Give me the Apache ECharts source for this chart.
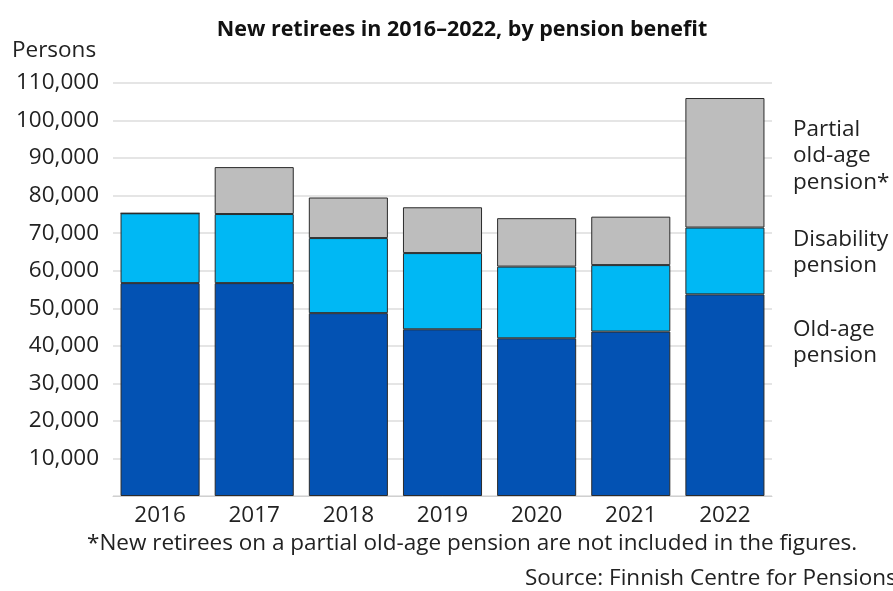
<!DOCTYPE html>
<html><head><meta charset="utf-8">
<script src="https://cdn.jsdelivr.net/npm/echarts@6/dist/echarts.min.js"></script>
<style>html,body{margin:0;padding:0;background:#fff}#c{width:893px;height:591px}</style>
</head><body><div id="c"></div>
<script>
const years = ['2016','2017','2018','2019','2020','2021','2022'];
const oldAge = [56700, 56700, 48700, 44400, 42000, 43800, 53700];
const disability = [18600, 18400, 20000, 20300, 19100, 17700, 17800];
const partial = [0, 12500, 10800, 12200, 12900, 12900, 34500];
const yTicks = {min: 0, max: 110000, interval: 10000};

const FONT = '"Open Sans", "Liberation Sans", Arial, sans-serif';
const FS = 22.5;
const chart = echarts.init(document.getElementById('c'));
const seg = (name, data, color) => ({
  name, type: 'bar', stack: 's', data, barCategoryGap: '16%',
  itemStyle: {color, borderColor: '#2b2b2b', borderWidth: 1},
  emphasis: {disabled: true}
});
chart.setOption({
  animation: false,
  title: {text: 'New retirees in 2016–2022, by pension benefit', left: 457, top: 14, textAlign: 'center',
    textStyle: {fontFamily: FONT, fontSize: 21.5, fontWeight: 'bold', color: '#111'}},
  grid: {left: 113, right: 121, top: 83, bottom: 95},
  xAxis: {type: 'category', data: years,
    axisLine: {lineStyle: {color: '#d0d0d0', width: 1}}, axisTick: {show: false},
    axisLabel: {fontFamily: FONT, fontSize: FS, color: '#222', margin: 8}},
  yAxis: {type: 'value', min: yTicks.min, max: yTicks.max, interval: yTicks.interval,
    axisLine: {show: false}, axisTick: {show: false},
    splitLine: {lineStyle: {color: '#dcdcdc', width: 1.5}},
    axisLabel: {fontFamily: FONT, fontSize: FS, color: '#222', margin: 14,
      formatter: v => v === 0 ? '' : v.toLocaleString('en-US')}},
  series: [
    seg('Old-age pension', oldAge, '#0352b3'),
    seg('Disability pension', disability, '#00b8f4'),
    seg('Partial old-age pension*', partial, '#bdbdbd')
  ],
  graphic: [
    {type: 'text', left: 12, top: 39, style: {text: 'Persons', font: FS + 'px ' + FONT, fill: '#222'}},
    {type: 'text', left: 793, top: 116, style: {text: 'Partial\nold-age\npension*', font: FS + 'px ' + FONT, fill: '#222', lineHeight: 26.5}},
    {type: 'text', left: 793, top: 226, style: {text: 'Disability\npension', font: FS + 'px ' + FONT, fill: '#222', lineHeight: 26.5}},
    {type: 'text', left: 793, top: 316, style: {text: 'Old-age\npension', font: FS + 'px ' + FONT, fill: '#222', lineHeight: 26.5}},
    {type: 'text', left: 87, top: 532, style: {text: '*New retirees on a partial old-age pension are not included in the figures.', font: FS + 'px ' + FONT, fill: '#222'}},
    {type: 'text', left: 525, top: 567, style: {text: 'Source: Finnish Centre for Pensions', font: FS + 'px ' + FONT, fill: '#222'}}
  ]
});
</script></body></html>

+--

**Exercise instructions**
Copy each line exactly, and leave the pictures out of your copy.

**Written response**
Give me the Apache ECharts source for this chart.
<!DOCTYPE html>
<html><head><meta charset="utf-8">
<script src="https://cdn.jsdelivr.net/npm/echarts@6/dist/echarts.min.js"></script>
<style>html,body{margin:0;padding:0;background:#fff}#c{width:893px;height:591px}</style>
</head><body><div id="c"></div>
<script>
const years = ['2016','2017','2018','2019','2020','2021','2022'];
const oldAge = [56700, 56700, 48700, 44400, 42000, 43800, 53700];
const disability = [18600, 18400, 20000, 20300, 19100, 17700, 17800];
const partial = [0, 12500, 10800, 12200, 12900, 12900, 34500];
const yTicks = {min: 0, max: 110000, interval: 10000};

const FONT = '"Open Sans", "Liberation Sans", Arial, sans-serif';
const FS = 22.5;
const chart = echarts.init(document.getElementById('c'));
const seg = (name, data, color) => ({
  name, type: 'bar', stack: 's', data, barCategoryGap: '16%',
  itemStyle: {color, borderColor: '#2b2b2b', borderWidth: 1},
  emphasis: {disabled: true}
});
chart.setOption({
  animation: false,
  title: {text: 'New retirees in 2016–2022, by pension benefit', left: 457, top: 14, textAlign: 'center',
    textStyle: {fontFamily: FONT, fontSize: 21.5, fontWeight: 'bold', color: '#111'}},
  grid: {left: 113, right: 121, top: 83, bottom: 95},
  xAxis: {type: 'category', data: years,
    axisLine: {lineStyle: {color: '#d0d0d0', width: 1}}, axisTick: {show: false},
    axisLabel: {fontFamily: FONT, fontSize: FS, color: '#222', margin: 8}},
  yAxis: {type: 'value', min: yTicks.min, max: yTicks.max, interval: yTicks.interval,
    axisLine: {show: false}, axisTick: {show: false},
    splitLine: {lineStyle: {color: '#dcdcdc', width: 1.5}},
    axisLabel: {fontFamily: FONT, fontSize: FS, color: '#222', margin: 14,
      formatter: v => v === 0 ? '' : v.toLocaleString('en-US')}},
  series: [
    seg('Old-age pension', oldAge, '#0352b3'),
    seg('Disability pension', disability, '#00b8f4'),
    seg('Partial old-age pension*', partial, '#bdbdbd')
  ],
  graphic: [
    {type: 'text', left: 12, top: 39, style: {text: 'Persons', font: FS + 'px ' + FONT, fill: '#222'}},
    {type: 'text', left: 793, top: 116, style: {text: 'Partial\nold-age\npension*', font: FS + 'px ' + FONT, fill: '#222', lineHeight: 26.5}},
    {type: 'text', left: 793, top: 226, style: {text: 'Disability\npension', font: FS + 'px ' + FONT, fill: '#222', lineHeight: 26.5}},
    {type: 'text', left: 793, top: 316, style: {text: 'Old-age\npension', font: FS + 'px ' + FONT, fill: '#222', lineHeight: 26.5}},
    {type: 'text', left: 87, top: 532, style: {text: '*New retirees on a partial old-age pension are not included in the figures.', font: FS + 'px ' + FONT, fill: '#222'}},
    {type: 'text', left: 525, top: 567, style: {text: 'Source: Finnish Centre for Pensions', font: FS + 'px ' + FONT, fill: '#222'}}
  ]
});
</script></body></html>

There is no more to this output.